Science tells us something similar. "These days most cosmologists and astronomers back the theory that there was indeed a creation ... when the physical universe burst into existence in an awesome explosion popularly known as the ‘big bang' ... The universe did not always exist" (Paul Davies, God and the New Physics, 1983, pp. 10-11, emphasis added).
Both of these accounts, one from science and one from the Bible, speak of an instantaneous origin of the physical creation. (To learn more, download or request our free booklets Life's Ultimate Question: Does God Exist? and Creation or Evolution: Does It Really Matter What You Believe?)
Why was the universe created?
Science cannot of itself tell us why the earth and the physical creation exist.

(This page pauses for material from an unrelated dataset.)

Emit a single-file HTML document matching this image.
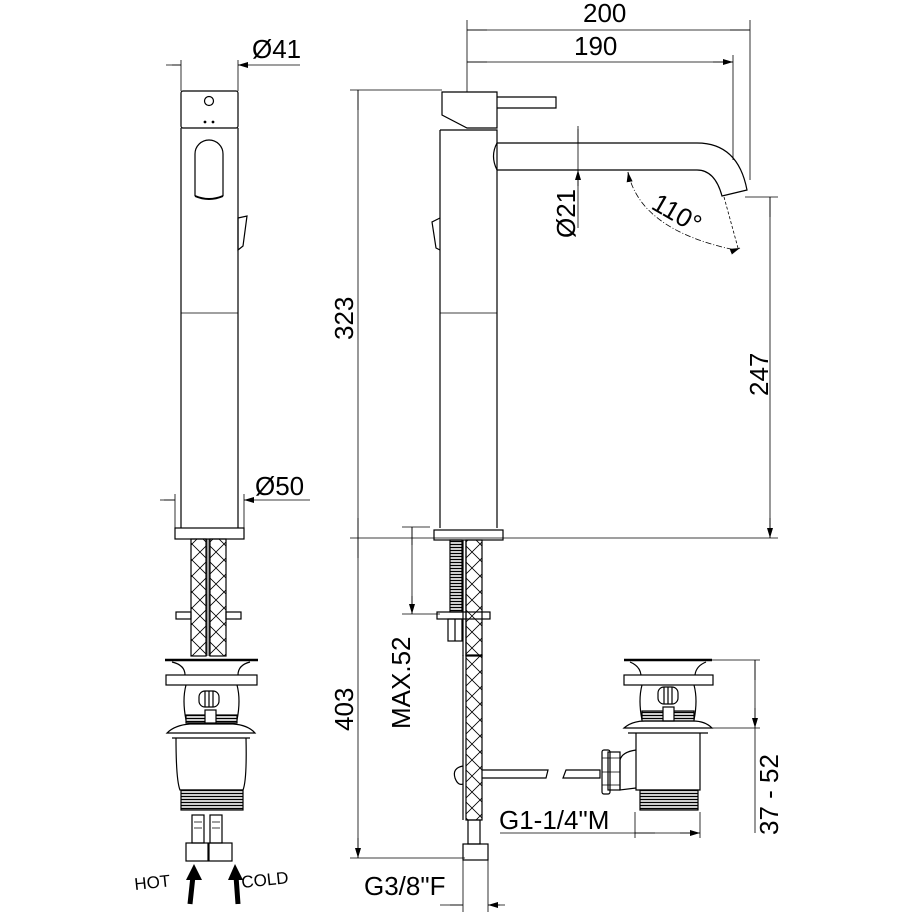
<!DOCTYPE html>
<html><head><meta charset="utf-8"><style>
html,body{margin:0;padding:0;background:#fff}
svg{display:block}
text{font-family:"Liberation Sans",sans-serif;fill:#000}
</style></head><body>
<svg width="914" height="914" viewBox="0 0 914 914" xmlns="http://www.w3.org/2000/svg">
<defs>
<pattern id="xh" width="16" height="16" patternUnits="userSpaceOnUse">
<path d="M0 0L16 16M16 0L0 16" stroke="#000" stroke-width="0.8"/>
</pattern>
<pattern id="th" width="4" height="3" patternUnits="userSpaceOnUse">
<rect width="4" height="3" fill="#fff"/><path d="M0 1.5H4" stroke="#000" stroke-width="1.4"/>
</pattern>
<marker id="ar" markerWidth="10" markerHeight="6" refX="10" refY="3" orient="auto-start-reverse" markerUnits="userSpaceOnUse">
<path d="M0 0L10 3L0 6Z" fill="#000"/>
</marker>
</defs>
<g fill="none" stroke="#000" stroke-width="1.2">
<!-- LEFT VIEW -->
<path d="M181 60V91M238 60V91" stroke-width="0.8"/>
<path d="M166 65H181M238 65H300" stroke-width="0.8"/>
<path d="M172 65H181M247 65H238" stroke-width="0.8" marker-end="url(#ar)"/>
<rect x="181" y="91" width="57" height="37" rx="2"/>
<circle cx="209" cy="101" r="4.5"/>
<circle cx="205" cy="122" r="0.8" fill="#000"/><circle cx="213" cy="122" r="0.8" fill="#000"/>
<path d="M181 128V528M238 128V528"/>
<path d="M195 196V154A14 14 0 0 1 223 154V196"/>
<path d="M195 196Q209 202 223 196" stroke-width="2"/>
<path d="M238 218L247 216L243 246L238 250Z"/>
<path d="M181 313H238" stroke-width="0.8"/>
<rect x="175" y="528" width="69" height="11"/>
<path d="M175 494V528M244 494V528" stroke-width="0.8"/>
<path d="M160 500H175M244 500H310" stroke-width="0.8"/>
<path d="M164 500H175M254 500H244" stroke-width="0.8" marker-end="url(#ar)"/>
<rect x="191" y="539" width="15" height="117" fill="url(#xh)"/>
<rect x="210" y="539" width="16" height="117" fill="url(#xh)"/>
<path d="M207 539V656M209 539V656" stroke-width="0.8"/>
<rect x="176" y="612" width="15" height="7"/><rect x="226" y="612" width="15" height="7"/>
<!-- left drain -->
<path d="M165 660H258" stroke-width="2.5"/>
<path d="M172 662Q185 665 185 675M250 662Q238 665 238 675"/>
<rect x="166" y="675" width="91" height="10"/>
<path d="M186 685Q182 700 186 720M237 685Q241 700 237 720"/>
<rect x="199" y="691" width="20" height="16" rx="6"/>
<path d="M205 691V707M209 691V707M213 691V707"/>
<rect x="186" y="715" width="51" height="8" fill="url(#th)"/>
<rect x="205" y="710" width="11" height="13" fill="#fff"/>
<path d="M167 733Q175 725 190 724H233Q248 725 255 733H167ZM167 733H255M172 738H250"/>
<path d="M176 738Q176 780 180 790H243Q247 780 246 738"/>
<rect x="181" y="790" width="62" height="20" fill="url(#th)"/>
<rect x="192" y="815" width="12" height="28"/><rect x="210" y="815" width="12" height="28"/>
<path d="M194 822H202M194 828H202M212 822H220M212 828H220" stroke-width="0.8"/>
<rect x="186" y="843" width="22" height="18"/><rect x="209" y="843" width="23" height="18"/>
<!-- MIDDLE VIEW -->
<path d="M350 90H442M358 90V538M358 538V858" stroke-width="0.8"/>
<path d="M358 110V90M358 518V538M358 558V538M358 838V858" stroke-width="0.8" marker-end="url(#ar)"/>
<path d="M350 538H778M350 858H465" stroke-width="0.8"/>
<path d="M467 20V92M750 20V180M733 55V160" stroke-width="0.8"/>
<path d="M467 30H750M467 62H733" stroke-width="0.8"/>
<path d="M487 30H467M730 30H750M487 62H467M713 62H733" stroke-width="0.8" marker-end="url(#ar)"/>
<path d="M442 92H497V128H467L442 115Z"/>
<path d="M497 97H556V108H497"/>
<path d="M440 130H497V528M440 130V528"/>
<path d="M440 313H497" stroke-width="0.8"/>
<path d="M440 218L432 222L436 248L440 250"/>
<path d="M497 143H697Q738 143 747 190L722 196Q715 170 697 170H497"/>
<path d="M497 143Q490 156 497 170"/>
<path d="M578 126V228" stroke-width="0.8"/>
<path d="M578 129V143M578 186V170" stroke-width="0.8" marker-end="url(#ar)"/>
<path d="M628 172Q640 230 735 250" stroke-width="0.8" stroke-dasharray="6 2 1 2"/>
<path d="M735 250L740 248" marker-end="url(#ar)" stroke-width="0.8"/>
<path d="M629 178L628 172" marker-end="url(#ar)" stroke-width="0.8"/>
<path d="M724 197L738 248" stroke-width="0.8" stroke-dasharray="3 2"/>
<path d="M745 197H778M770 197V538" stroke-width="0.8"/>
<path d="M770 217V197M770 518V538" stroke-width="0.8" marker-end="url(#ar)"/>
<rect x="434" y="530" width="69" height="10"/>
<rect x="450" y="540" width="12" height="72" fill="url(#th)"/>
<path d="M463 540V656M466 540V656"/>
<rect x="466" y="540" width="16" height="116" fill="url(#xh)"/>
<rect x="437" y="612" width="53" height="7"/>
<rect x="448" y="619" width="14" height="22"/><path d="M455 619V641"/>
<path d="M402 527H430M402 614H440M412 527V614" stroke-width="0.8"/>
<path d="M412 545V527M412 596V614" stroke-width="0.8" marker-end="url(#ar)"/>
<rect x="466" y="655" width="16" height="165" fill="url(#xh)"/>
<path d="M463 655V820" />
<path d="M463 766Q452 768 455 778Q458 786 463 784"/>
<path d="M482 770H548L546 778H482"/>
<path d="M566 770H600V778H563Z"/>
<rect x="468" y="820" width="12" height="24"/>
<rect x="463" y="844" width="25" height="16"/>
<path d="M463 860V912M488 860V912" stroke-width="0.8"/>
<path d="M440 905H463M488 905H505" stroke-width="0.8"/>
<path d="M450 905H463M500 905H488" stroke-width="0.8" marker-end="url(#ar)"/>
<!-- right drain -->
<path d="M624 660H712" stroke-width="2.5"/>
<path d="M630 662Q640 666 641 675M706 662Q696 666 695 675"/>
<rect x="624" y="675" width="89" height="10"/>
<path d="M642 685Q638 700 642 720M694 685Q698 700 694 720"/>
<rect x="658" y="687" width="20" height="17" rx="6"/>
<path d="M664 687V704M668 687V704M672 687V704"/>
<rect x="642" y="711" width="52" height="10" fill="url(#th)"/>
<rect x="663" y="707" width="11" height="14" fill="#fff"/>
<path d="M624 728Q632 721 645 721H693Q705 721 712 728H624ZM624 728H712M628 733H708"/>
<path d="M636 733V790H700V733"/>
<rect x="640" y="790" width="58" height="20" fill="url(#th)"/>
<path d="M636 750Q622 752 620 760V790L636 788"/>
<rect x="608" y="752" width="12" height="38"/>
<rect x="602" y="750" width="8" height="44" rx="2"/>
<path d="M602 758H620M602 772H620M602 785H620" stroke-width="0.8"/>
<path d="M712 660H760M712 728H760M755 660V833" stroke-width="0.8"/>
<path d="M755 680V660M755 708V728" stroke-width="0.8" marker-end="url(#ar)"/>
<path d="M635 812V838M700 812V838M500 833H700" stroke-width="0.8"/>
<path d="M655 833H635M680 833H700" stroke-width="0.8" marker-end="url(#ar)"/>
<!-- HOT/COLD arrows -->
<path d="M193 876L190 904M236 876L238 904" stroke-width="5"/>
</g>
<path d="M194 864L186 880H202Z M235 864L228 880H243Z" fill="#000"/>
<g font-size="26">
<text x="252" y="58">Ø41</text>
<text x="255" y="495">Ø50</text>
<text x="583" y="22">200</text>
<text x="574" y="55">190</text>
<text x="364" y="895">G3/8"F</text>
<text x="499" y="829">G1-1/4"M</text>
<text transform="translate(353,340) rotate(-90)">323</text>
<text transform="translate(353,731) rotate(-90)">403</text>
<text transform="translate(410,729) rotate(-90)">MAX.52</text>
<text transform="translate(575,238) rotate(-90)">Ø21</text>
<text transform="translate(768,396) rotate(-90)">247</text>
<text transform="translate(778,835) rotate(-90)">37 - 52</text>
<text transform="translate(650,208) rotate(30)">110°</text>
</g>
<g font-size="17">
<text transform="translate(135,890) rotate(-6)">HOT</text>
<text transform="translate(242,888) rotate(-6)">COLD</text>
</g>
</svg>
</body></html>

Wrote Carl Sagan: "Why it happened is the greatest mystery we know. That it happened is reasonably clear" (Cosmos, 1980, p. 246).
But the Bible tells us why! "You are worthy, O Lord, to receive glory and honor and power; for You created all things, and by Your will they exist and were created" (Revelation 4:11). Psalm 115:16 adds, "The heaven, even the heavens, are the Lord's; but the earth He has given to the children of men."
God created all things. He set aside the earth as a place of habitation for man, for the working out of His purpose. His plan is ultimately to bring "many sons to glory" (Hebrews 2:10), to offer sonship to all people through His Son Jesus Christ. This is the reason God brought the creation into existence by His command. The Bible explains God's plan in considerable detail—as well as that plan's implications for us. (For a more complete explanation, request or download our free booklet What Is Your Destiny?)
The Bible holds true in its description of the origin of all things. In response to the statement that God in the beginning created the heavens and the earth, one skeptical scientist stated, "But no one was there to see it" (Davies, p. 9). Not true—God and His angels were there. No human being there was to refute it, and there is no one who can refute it today. No man or woman has disproved the Bible. But there is a mountain of evidence to show it is true.